Mr. Geer was in his 20s and living with his parents when an older couple approached him at a choral recital he was leading and offered him a job at the Family School, as it is known, on the spot. They were Tony and Betty Argiros, who founded the school in the 1980s.

For Mr. Geer, that began a career of more than 20 years at the school, which billed itself as a last resort for parents frustrated and distraught by their children’s drug or alcohol abuse or behavioral issues. Former students have said he asked personal questions about their sex lives and singled out children to stay behind with him after class, which was held in a red barn beside a pond.

The indictment described Mr. Geer as a bully who, in addition to subjecting students to “repeated sexual abuse,” forced them to eat moldy food, haul heavy loads of rocks around the campus and endure communication blackouts for long periods.

On three separate occasions outlined in the indictment, Mr. Geer drove students out of state on one-on-one trips and coerced them into sexual activity.
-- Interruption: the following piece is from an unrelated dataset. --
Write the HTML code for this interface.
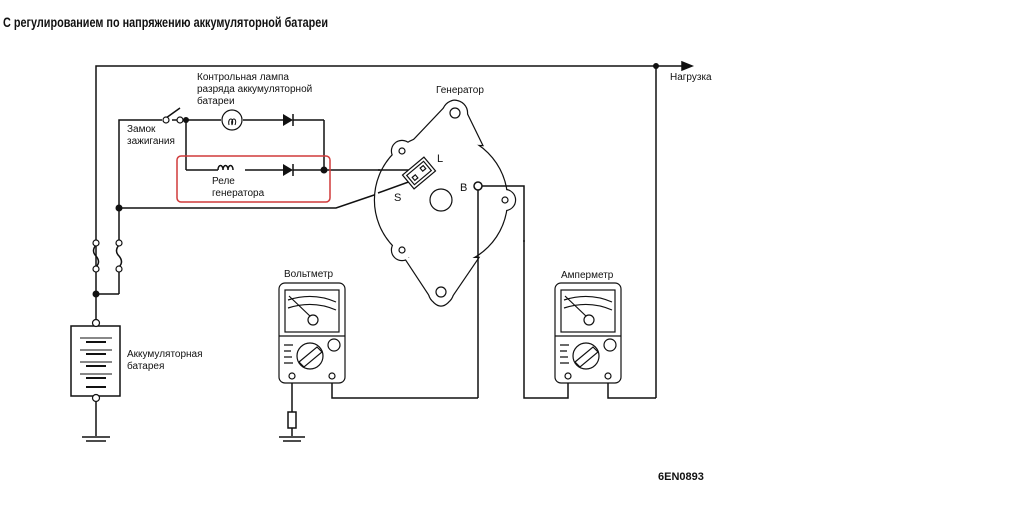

The victims were two boys and a girl, ages 14 to 17.

Mike Milia, 45, of Brooklyn, is identified as “Victim 1” in the indictment. He was 14 in 1994 when Mr. Geer took him on a fishing trip to Maine and sexually abused him, according to the indictment.

On the way back to Hancock, Mr. Geer “told him not to tell anyone of what had just happened,” according to a lawsuit filed by Mr. Milia in 2019. That case is pending.

Mr. Geer was questioned about taking a minor to Maine in a deposition that same year.

“In hindsight, I shouldn’t have done that,” he said, but he denied any sexual abuse.

“I think I behaved badly in a lot of ways,” Mr. Geer said in the deposition, referring to his time working at the school. “I definitely was very aggressive.”

The couple that founded the school later retired, and their son, Emmanuel Argiros, who goes by Michael, took over day-to-day operations before it closed. In depositions in 2018 and 2021, the younger Mr. Argiros denied hearing reports of abuse while at the school.

In 2018, The New York Times published an article describing a series of suicides and fatal overdoses by former students. More former students later came forward to describe horrific conditions at the school.

Liz Ianelli is a former student who recounted her time at the school and described the abuses inflicted on her there in her 2023 book, “I See You, Survivor.” She recalled being wrapped from neck to ankle in a blanket that was duct-taped closed, and left on the floor of an empty room, shimmying toward a bowl of tuna for food.

She was among the former students who hastily arranged travel to Syracuse on Thursday for the court hearing.

Sitting nearby was Mr. Milia, watching the man who had taken him to Maine 30 years ago.

“This guy threatened my life when I was 14 years old,” Mr. Milia said after the hearing. “When he walked through that door, it was the first time I felt like he couldn’t hurt me anymore. I am not scared anymore.”